Time to concede that this was a bad idea. When this product was started there were no x86 64bit CPUs and Intel was going to make sure of that by not releasing an x86 64 bit CPU.
All of that changed when AMD released not only a desktop x86 64 bit CPU but also a very good server processor in that space too. Both of these architectures are backward compatible to the standard x86/32 bit standard, while Itanium is not.
Intel resisted (even though they initially had a project for a mixed 32/64 x86 compatible chip) and decided "what was best for us all" to drop their 32/64 bit x86 chip and make Itanium their only stake in the 64 bit arena.
Only when AMD started gaining market share did Intel give in and revive the mixed 32/64 bit x86 chips all the while letting AMD capture market share.

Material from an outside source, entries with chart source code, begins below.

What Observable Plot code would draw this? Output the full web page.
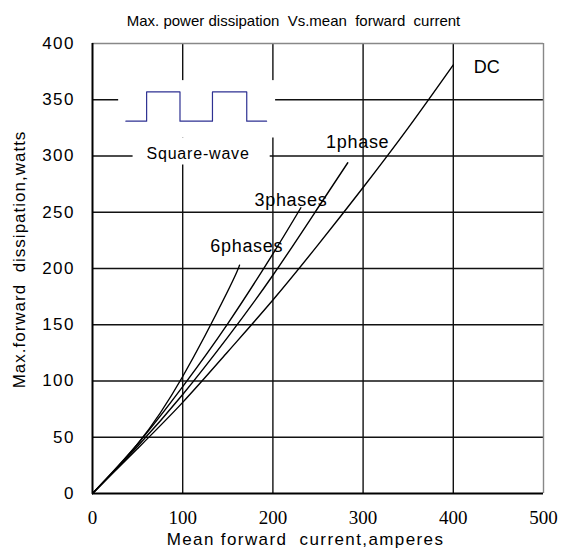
<!DOCTYPE html>
<html><head><meta charset="utf-8">
<script src="https://cdn.jsdelivr.net/npm/d3@7"></script>
<script src="https://cdn.jsdelivr.net/npm/@observablehq/plot@0.6"></script>
<style>body{margin:0;background:#fff} svg{display:block}</style>
</head><body><div id="chart"></div>
<script>
const xTicks = [0, 100, 200, 300, 400, 500];
const yTicks = [0, 50, 100, 150, 200, 250, 300, 350, 400];
const dcX = [0, 50, 100, 150, 200, 250, 300, 350, 400];
const dcY = [0, 40, 81, 126, 172, 221, 272, 325, 381];
const p1X = [0, 50, 100, 150, 200, 250, 283];
const p1Y = [0, 42, 88, 139, 194, 254, 294];
const p3X = [0, 50, 100, 150, 200, 231];
const p3Y = [0, 44, 95, 151, 213, 254];
const p6X = [0, 50, 100, 150, 163];
const p6Y = [0, 44, 104, 180, 203];
const sqX = [37, 60, 60, 97, 97, 133, 133, 171, 171, 193];
const sqY = [331, 331, 357, 357, 331, 331, 357, 357, 331, 331];
const curveLabels = ["DC", "1phase", "3phases", "6phases"];
const labelX = [437, 294, 220, 171];
const labelY = [379, 312, 261, 220];
const insetLabel = "Square-wave";
const insetLabelX = 117, insetLabelY = 302;
const title = "Max. power dissipation  Vs.mean  forward  current";
const xLabel = "Mean forward  current,amperes";
const yLabel = "Max.forward  dissipation,watts";

const series = [["DC", dcX, dcY], ["1phase", p1X, p1Y], ["3phases", p3X, p3Y], ["6phases", p6X, p6Y]];
const rows = series.flatMap(([name, xs, ys]) => xs.map((x, i) => ({name, x, y: ys[i]})));
const sq = sqX.map((x, i) => ({x, y: sqY[i]}));
const labs = curveLabels.map((t, i) => ({t, x: labelX[i], y: labelY[i]}));
const [sx0, sx1] = d3.extent(sqX), [sy0, sy1] = d3.extent(sqY);
const boxes = [
  {x1: sx0 - 8, x2: sx1 + 10, y1: sy0 - 15, y2: sy1 + 10},
  {x1: insetLabelX - 72, x2: insetLabelX + 80, y1: insetLabelY - 10, y2: sy0 - 15}
];
const font = "Liberation Sans, Arial, sans-serif";

const chart = Plot.plot({
  width: 561, height: 551,
  marginLeft: 92, marginRight: 18, marginTop: 43, marginBottom: 58,
  style: {fontFamily: font, background: "#fff"},
  x: {domain: [0, 500]},
  y: {domain: [0, 400]},
  marks: [
    Plot.ruleX(xTicks.filter(d => d > 0 && d < 500), {stroke: "#111", strokeWidth: 1.4}),
    Plot.ruleY(yTicks.filter(d => d > 0 && d < 400), {stroke: "#111", strokeWidth: 1.4}),
    Plot.ruleX([500], {stroke: "#888", strokeWidth: 1.4}),
    Plot.ruleY([400], {stroke: "#888", strokeWidth: 1.4}),
    Plot.rect(boxes, {x1: "x1", x2: "x2", y1: "y1", y2: "y2", fill: "white"}),
    Plot.line(rows, {x: "x", y: "y", z: "name", stroke: "#000", strokeWidth: 1.4, curve: "natural"}),
    Plot.line(sq, {x: "x", y: "y", stroke: "#2e3192", strokeWidth: 1.2}),
    Plot.text(labs, {x: "x", y: "y", text: "t", fontSize: 18, fill: "#000"}),
    Plot.text([insetLabel], {x: insetLabelX, y: insetLabelY, fontSize: 16, fill: "#000"}),
    Plot.ruleX([0], {stroke: "#000", strokeWidth: 2}),
    Plot.ruleY([0], {stroke: "#000", strokeWidth: 2}),
    Plot.axisX({ticks: xTicks, tickSize: 0, tickPadding: 17, fontSize: 19, fontFamily: "Liberation Serif, serif", label: null}),
    Plot.axisY({ticks: yTicks, tickSize: 0, tickPadding: 17.5, fontSize: 17, label: null}),
    Plot.text([title], {frameAnchor: "top", lineAnchor: "middle", textAnchor: "middle", dx: -24.5, dy: -22, fontSize: 15, fill: "#000"}),
    Plot.text([xLabel], {frameAnchor: "bottom", lineAnchor: "middle", textAnchor: "middle", dx: -12.5, dy: 46, fontSize: 17, fill: "#000"}),
    Plot.text([yLabel], {frameAnchor: "left", lineAnchor: "middle", textAnchor: "middle", rotate: -90, dx: -73, dy: -9, fontSize: 17, fill: "#000"})
  ]
});
const sel = d3.select(chart);
const spacing = new Map([[xLabel, 1.4], [yLabel, 1], [insetLabel, 0.8], ["1phase", 0.7], ["3phases", 0.7], ["6phases", 0.7]]);
sel.selectAll("text").each(function () {
  const t = this.textContent;
  if (spacing.has(t)) this.setAttribute("letter-spacing", spacing.get(t));
  if (/^\d+$/.test(t) && this.closest("g[aria-label='y-axis tick label']")) this.setAttribute("letter-spacing", 1.5);
});
document.getElementById("chart").appendChild(chart);
</script></body></html>
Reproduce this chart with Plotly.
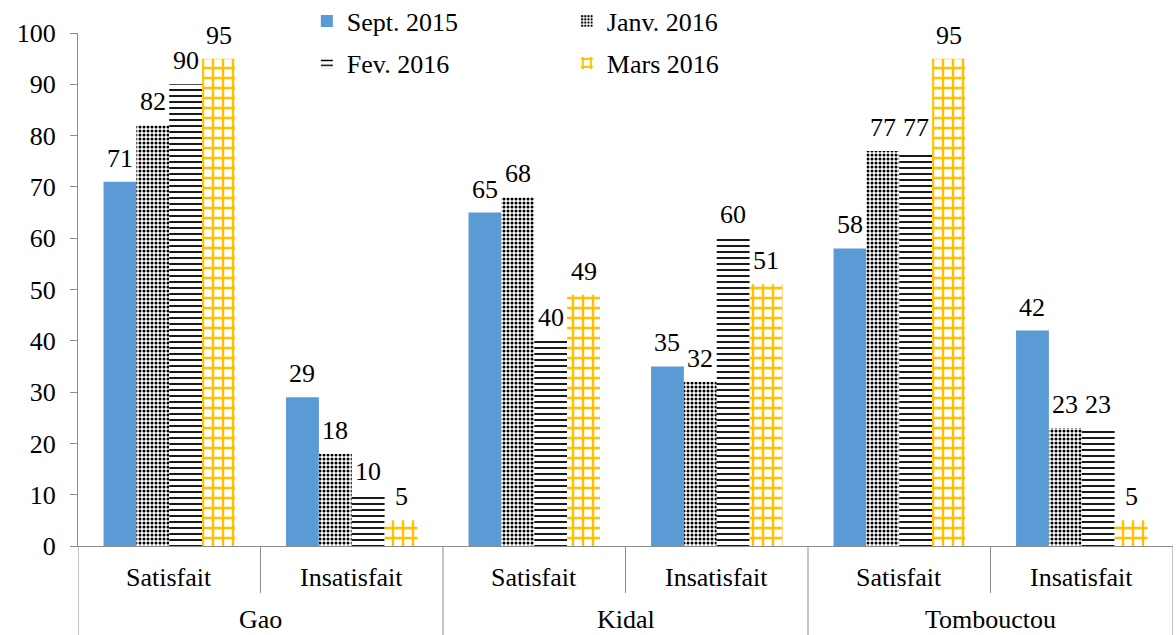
import plotly.graph_objects as go

regions = ["Gao", "Kidal", "Tombouctou"]
answers = ["Satisfait", "Insatisfait"]
categories = [f"{r} | {a}" for r in regions for a in answers]
inner_labels = [a for r in regions for a in answers]

series_names = ["Sept. 2015", "Janv. 2016", "Fev. 2016", "Mars 2016"]
sept_2015 = [71, 29, 65, 35, 58, 42]
janv_2016 = [82, 18, 68, 32, 77, 23]
fev_2016 = [90, 10, 40, 60, 77, 23]
mars_2016 = [95, 5, 49, 51, 95, 5]
all_series = [sept_2015, janv_2016, fev_2016, mars_2016]

FONT = "Liberation Serif"
FS = 26
AX = "#8c8c8c"
BARGAP = 0.28
H = 635
B = 89
PLOT_TOP = 33  # pixel row of the 100 gridline


def py(px):
    """paper y (margin t=0) for a pixel row"""
    return (H - B - px) / (H - B)


styles = [
    dict(color="#5B9BD5", pattern=dict(shape="")),
    dict(color="white", pattern=dict(shape=".", fgcolor="black", bgcolor="white", size=4,
                                     solidity=0.45, fillmode="overlay", fgopacity=1)),
    dict(color="white", pattern=dict(shape="-", fgcolor="black", bgcolor="white", size=6,
                                     solidity=0.3, fillmode="overlay", fgopacity=1)),
    dict(color="white", pattern=dict(shape="+", fgcolor="#FFC000", bgcolor="white", size=10,
                                     solidity=0.42, fillmode="overlay", fgopacity=1)),
]
legend_ids = ["legend", "legend", "legend2", "legend2"]

fig = go.Figure()
for name, vals, st, lg in zip(series_names, all_series, styles, legend_ids):
    fig.add_trace(go.Bar(
        x=categories, y=vals, name=name,
        marker=dict(color=st["color"], pattern=st["pattern"], line=dict(width=0)),
        legend=lg,
    ))

# value labels above each bar (grouped-bar centre offsets derived from bargap)
n = len(all_series)
bw = (1 - BARGAP) / n
for k, vals in enumerate(all_series):
    for i, v in enumerate(vals):
        fig.add_annotation(x=i + (k - (n - 1) / 2) * bw, y=v, xref="x", yref="y",
                           text=str(v), showarrow=False, yanchor="bottom", yshift=7,
                           font=dict(family=FONT, size=FS, color="black"))

# category labels (inner row) and region labels (outer row)
for i, lab in enumerate(inner_labels):
    fig.add_annotation(x=i, y=py(577), xref="x", yref="paper", text=lab, showarrow=False,
                       yanchor="middle", font=dict(family=FONT, size=FS, color="black"))
for j, reg in enumerate(regions):
    fig.add_annotation(x=2 * j + 0.5, y=py(619), xref="x", yref="paper", text=reg, showarrow=False,
                       yanchor="middle", font=dict(family=FONT, size=FS, color="black"))

# dividers
for j in range(len(regions) + 1):
    fig.add_shape(type="line", xref="x", yref="paper", x0=2 * j - 0.5, x1=2 * j - 0.5,
                  y0=0, y1=-0.2, line=dict(color=AX, width=1))
for j in range(len(regions)):
    fig.add_shape(type="line", xref="x", yref="paper", x0=2 * j + 0.5, x1=2 * j + 0.5,
                  y0=0, y1=py(593), line=dict(color=AX, width=1))

leg_common = dict(orientation="h", font=dict(family=FONT, size=FS, color="black"),
                  entrywidth=215, entrywidthmode="pixels", itemwidth=30,
                  bgcolor="rgba(0,0,0,0)", xanchor="left", yanchor="middle", tracegroupgap=0)

fig.update_layout(
    width=1176, height=H,
    margin=dict(l=78, r=3, t=0, b=B, autoexpand=False),
    paper_bgcolor="white", plot_bgcolor="white",
    barmode="group", bargap=BARGAP, bargroupgap=0,
    font=dict(family=FONT, size=FS, color="black"),
    legend=dict(x=0.209, y=py(21), **leg_common),
    legend2=dict(x=0.209, y=py(63), **leg_common),
    yaxis=dict(range=[0, 100], dtick=10, domain=[0, py(PLOT_TOP)],
               showgrid=False, zeroline=False,
               showline=True, linecolor=AX, linewidth=1,
               ticks="outside", ticklen=7, tickcolor=AX, ticklabelstandoff=9,
               tickfont=dict(family=FONT, size=FS, color="black")),
    xaxis=dict(type="category", range=[-0.5, 5.5], showgrid=False, showline=True,
               linecolor=AX, linewidth=1, ticks="", showticklabels=False),
)

fig.write_html("out.html", config={"displayModeBar": False},
               post_script="document.body.style.margin='0px';")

To make matters worse their Itanium time lines slipped and projects were/are not coming in on time.
This so much reminds me of the situation 3DFX found themselves in when their timelines slipped on their final product line. By the time they were released other far more capable products had been released essentially "leap-frogging" their new product line.
3DFX's mistakes cost them their company due to lack of long term capital. But don't worry about Intel they have the long term capital and will continue to use it to support the "Kings new clothes" or Itanium project to the very end.
What does it matter to them? Absolutely nothing since they will just make up all of those project costs by marking up the current products with a little Itanium surcharge.